* [Items from a dataset]:
+ + + + +
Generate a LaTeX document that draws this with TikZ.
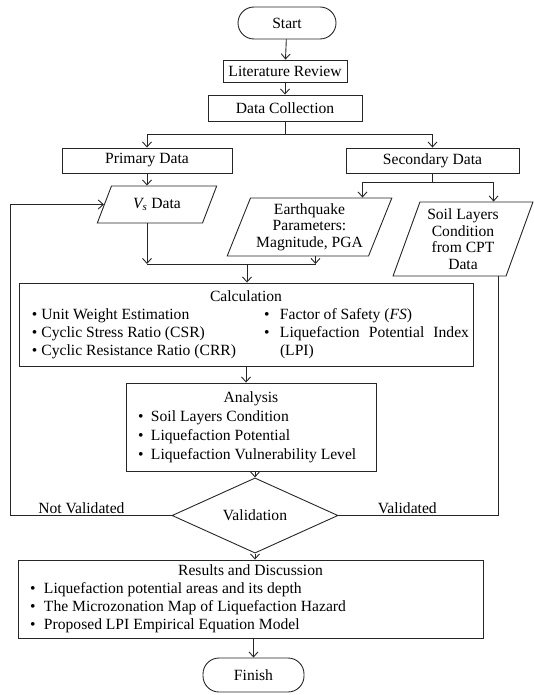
\documentclass[tikz,border=0pt]{standalone}
\usepackage{fontspec}
\setmainfont{Liberation Serif}
\usetikzlibrary{shapes.geometric,arrows.meta}
\newcommand{\bitem}[1][13pt]{\makebox[#1][l]{\textbullet}}

\begin{document}
\begin{tikzpicture}[x=1pt, y=-1pt, line width=0.9pt, draw=black!85,
		every node/.style={font=\fontsize{15.6}{18}\selectfont},
		box/.style={rectangle, draw, inner sep=0pt},
		term/.style={box, rounded corners=16pt},
		io/.style 2 args={trapezium, draw, trapezium left angle=#1, trapezium right angle=#2,
			trapezium stretches=true, inner sep=2pt, align=center,
			font=\fontsize{15.6}{16.6}\selectfont},
		dec/.style={diamond, draw, inner sep=0pt},
		arr/.style={-{Straight Barb[length=5pt,width=9pt]}},
		lbl/.style={inner sep=1.5pt}]
	\useasboundingbox (0,0) rectangle (534,695);

	\node[term, minimum width=98, minimum height=32] (start) at (287,23) {Start};
	\node[box, minimum width=124, minimum height=22] (lit) at (285,71) {Literature Review};
	\node[box, minimum width=154, minimum height=26] (collect) at (285,108) {Data Collection};
	\node[box, minimum width=170, minimum height=25] (primary) at (147,160.5) {Primary Data};
	\node[box, minimum width=173, minimum height=25] (secondary) at (432.5,160.5) {Secondary Data};

	\node[io={64}{116}, minimum width=120, minimum height=37] (vsdata) at (157,204.5) {\textit{V\textsubscript{s}} Data};
	\node[io={67}{113}, minimum width=165, minimum height=58] (quake) at (309.5,227) {Earthquake\\Parameters:\\Magnitude, PGA};
	\node[io={70}{110}, minimum width=140, minimum height=74] (soil) at (463,239) {Soil Layers\\Condition\\from CPT\\Data};

	\node[box, minimum width=454, minimum height=83] (calc) at (246,324.5) {%
		\begin{tabular}{@{\hspace{13pt}}p{232pt}@{}p{205pt}@{\hspace{4pt}}}
			\multicolumn{2}{@{}c@{}}{Calculation}\\
			\bitem[9.5pt]Unit Weight Estimation & \bitem[16pt]Factor of Safety (\textit{FS})\\
			\bitem[9.5pt]Cyclic Stress Ratio (CSR) & \bitem[16pt]\makebox[189pt][s]{Liquefaction Potential Index}\\
			\bitem[9.5pt]Cyclic Resistance Ratio (CRR) & \hspace*{16pt}(LPI)
		\end{tabular}};
	\node[box, minimum width=250, minimum height=88] (analysis) at (251,427) {%
		\renewcommand{\arraystretch}{1.06}%
		\begin{tabular}{@{\hspace{12pt}}p{238pt}@{}}
			\multicolumn{1}{@{}c@{}}{Analysis}\\
			\bitem Soil Layers Condition\\
			\bitem Liquefaction Potential\\
			\bitem Liquefaction Vulnerability Level
		\end{tabular}};
	\node[dec, minimum width=166, minimum height=55] (valid) at (255,515.5) {Validation};
	\node[box, minimum width=465, minimum height=78] (results) at (250.5,599) {%
		\begin{tabular}{@{\hspace{12pt}}p{453pt}@{}}
			\multicolumn{1}{@{}c@{}}{Results and Discussion}\\
			\bitem[14pt]Liquefaction potential areas and its depth\\
			\bitem[14pt]The Microzonation Map of Liquefaction Hazard\\
			\bitem[14pt]Proposed LPI Empirical Equation Model
		\end{tabular}};
	\node[term, minimum width=101, minimum height=34] (finish) at (253.5,675) {Finish};

	% branch points
	\coordinate (split) at (285,134);
	\coordinate (split2) at (432.5,182);
	\coordinate (merge) at (247,264);

	\draw[arr] (start) -- (lit);
	\draw[arr] (lit) -- (collect);
	\draw (collect) -- (split);
	\draw[arr] (split) -| (primary);
	\draw[arr] (split) -| (secondary);
	\draw[arr] (primary.south) -- (primary.south |- vsdata.north);
	\draw (secondary) -- (split2);
	\draw[arr] (split2) -| ([xshift=-30pt]quake.top right corner);
	\draw[arr] (split2) -| ([xshift=-40pt]soil.top right corner);

	\draw[arr] (primary.south |- vsdata.south) -- (primary.south |- merge);
	\draw (primary.south |- merge) -- ([xshift=6pt]quake.south |- merge);
	\draw[arr] ([xshift=6pt]quake.south) -- ([xshift=6pt]quake.south |- merge);
	\draw[arr] (merge) -- (merge |- calc.north);
	\draw[arr] (calc.south) -- (calc.south |- analysis.north);
	\draw[arr] (analysis.south -| valid.north) -- (valid.north);
	\draw[arr] (valid.south) -- (valid.south |- results.north);
	\draw[arr] (results.south -| finish.north) -- (finish.north);

	\draw[arr] (valid.west) -- node[lbl, above, pos=.56] (notval) {Not Validated} ++(-161,0) |- (vsdata.west);
	\draw (valid.east) -- node[lbl, above, pos=.43] (yesval) {Validated} ([xshift=35.5pt]soil.south |- valid.east) -- ([xshift=35.5pt]soil.south);
\end{tikzpicture}
\end{document}
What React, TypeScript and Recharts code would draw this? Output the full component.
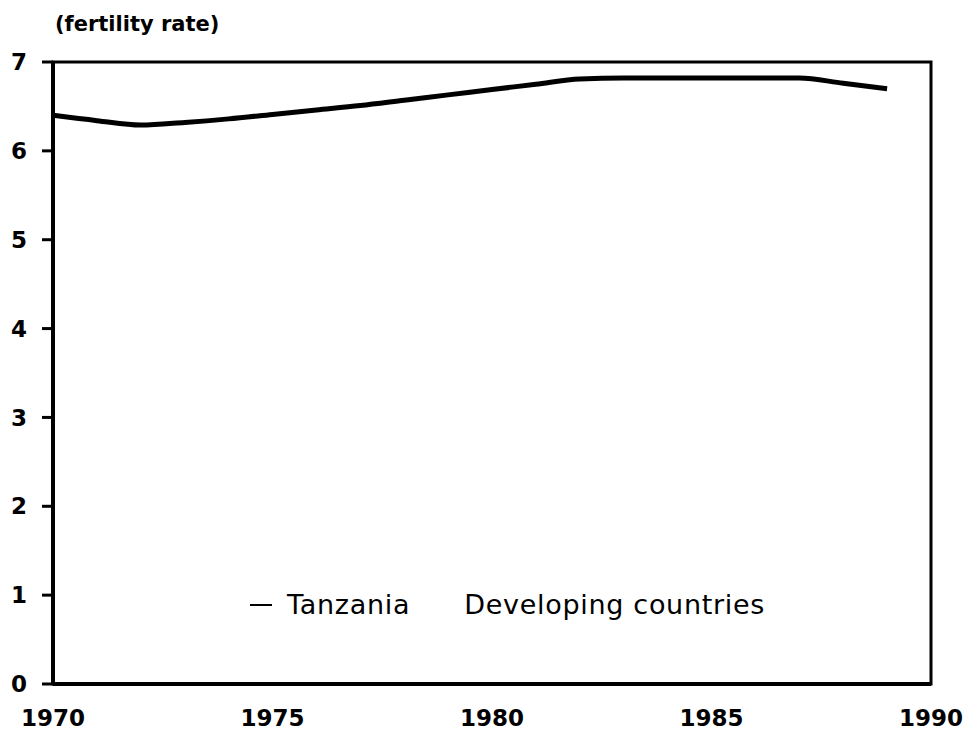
import { LineChart, Line, XAxis, YAxis, ReferenceArea, Legend } from "recharts";

document.body.style.margin = "0";

// years on the x axis
const years = [
  1970, 1971, 1972, 1973, 1974, 1975, 1976, 1977, 1978, 1979,
  1980, 1981, 1982, 1983, 1984, 1985, 1986, 1987, 1988, 1989,
];

// Tanzania total fertility rate
const tanzania = [
  6.4, 6.34, 6.29, 6.32, 6.36, 6.41, 6.46, 6.51, 6.57, 6.63,
  6.69, 6.75, 6.81, 6.82, 6.82, 6.82, 6.82, 6.82, 6.76, 6.7,
];

const xTicks = [1970, 1975, 1980, 1985, 1990];
const yTicks = [0, 1, 2, 3, 4, 5, 6, 7];
const seriesNames = ["Tanzania", "Developing countries"];

const data = years.map((year, i) => ({ year, tanzania: tanzania[i] }));

const FONT = "'DejaVu Sans', sans-serif";

const LegendContent = () => (
  <div
    style={{
      display: "flex",
      alignItems: "center",
      fontFamily: FONT,
      fontSize: 27,
      letterSpacing: 0.7,
      color: "#000",
      whiteSpace: "nowrap",
    }}
  >
    <span
      style={{
        display: "inline-block",
        width: 22,
        height: 2,
        background: "#000",
        marginRight: 15,
      }}
    />
    <span style={{ marginRight: 54 }}>{seriesNames[0]}</span>
    <span>{seriesNames[1]}</span>
  </div>
);

const tickStyle = { fill: "#000", fontSize: 23, fontWeight: "bold", fontFamily: FONT };

const App = () => {
  return (
    <div style={{ position: "relative", width: 968, height: 737, fontFamily: FONT }}>
      <div
        style={{
          position: "absolute",
          left: 55,
          top: 12,
          fontSize: 21,
          fontWeight: "bold",
          color: "#000",
        }}
      >
        (fertility rate)
      </div>
      <LineChart
        width={968}
        height={737}
        data={data}
        margin={{ top: 62, right: 37, left: 0, bottom: 0 }}
      >
        <XAxis
          dataKey="year"
          type="number"
          domain={[1970, 1990]}
          ticks={xTicks}
          height={53}
          tickLine={false}
          tickSize={0}
          tickMargin={26}
          axisLine={{ stroke: "#000", strokeWidth: 4 }}
          tick={tickStyle}
        />
        <YAxis
          domain={[0, 7]}
          ticks={yTicks}
          width={53}
          tickSize={11}
          tickMargin={15}
          tickLine={{ stroke: "#000", strokeWidth: 3 }}
          axisLine={{ stroke: "#000", strokeWidth: 4 }}
          tick={tickStyle}
        />
        <ReferenceArea
          x1={1970}
          x2={1990}
          y1={0}
          y2={7}
          fill="none"
          stroke="#000"
          strokeWidth={3}
          ifOverflow="visible"
        />
        <Line
          type="monotone"
          dataKey="tanzania"
          name="Tanzania"
          stroke="#000"
          strokeWidth={5}
          dot={false}
          isAnimationActive={false}
        />
        <Legend
          layout="horizontal"
          verticalAlign="middle"
          content={<LegendContent />}
          wrapperStyle={{ top: 589, left: 250, width: "auto" }}
        />
      </LineChart>
    </div>
  );
};

export default App;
+ + + + +
* [Brief]: Everything from the first line of the entries through the line that contains "minimum width=140, minimum" is to be reproduced exactly, except the pictures.

* [Finished answer]:
Generate a LaTeX document that draws this with TikZ.
\documentclass[tikz,border=0pt]{standalone}
\usepackage{fontspec}
\setmainfont{Liberation Serif}
\usetikzlibrary{shapes.geometric,arrows.meta}
\newcommand{\bitem}[1][13pt]{\makebox[#1][l]{\textbullet}}

\begin{document}
\begin{tikzpicture}[x=1pt, y=-1pt, line width=0.9pt, draw=black!85,
		every node/.style={font=\fontsize{15.6}{18}\selectfont},
		box/.style={rectangle, draw, inner sep=0pt},
		term/.style={box, rounded corners=16pt},
		io/.style 2 args={trapezium, draw, trapezium left angle=#1, trapezium right angle=#2,
			trapezium stretches=true, inner sep=2pt, align=center,
			font=\fontsize{15.6}{16.6}\selectfont},
		dec/.style={diamond, draw, inner sep=0pt},
		arr/.style={-{Straight Barb[length=5pt,width=9pt]}},
		lbl/.style={inner sep=1.5pt}]
	\useasboundingbox (0,0) rectangle (534,695);

	\node[term, minimum width=98, minimum height=32] (start) at (287,23) {Start};
	\node[box, minimum width=124, minimum height=22] (lit) at (285,71) {Literature Review};
	\node[box, minimum width=154, minimum height=26] (collect) at (285,108) {Data Collection};
	\node[box, minimum width=170, minimum height=25] (primary) at (147,160.5) {Primary Data};
	\node[box, minimum width=173, minimum height=25] (secondary) at (432.5,160.5) {Secondary Data};

	\node[io={64}{116}, minimum width=120, minimum height=37] (vsdata) at (157,204.5) {\textit{V\textsubscript{s}} Data};
	\node[io={67}{113}, minimum width=165, minimum height=58] (quake) at (309.5,227) {Earthquake\\Parameters:\\Magnitude, PGA};
	\node[io={70}{110}, minimum width=140, minimum height=74] (soil) at (463,239) {Soil Layers\\Condition\\from CPT\\Data};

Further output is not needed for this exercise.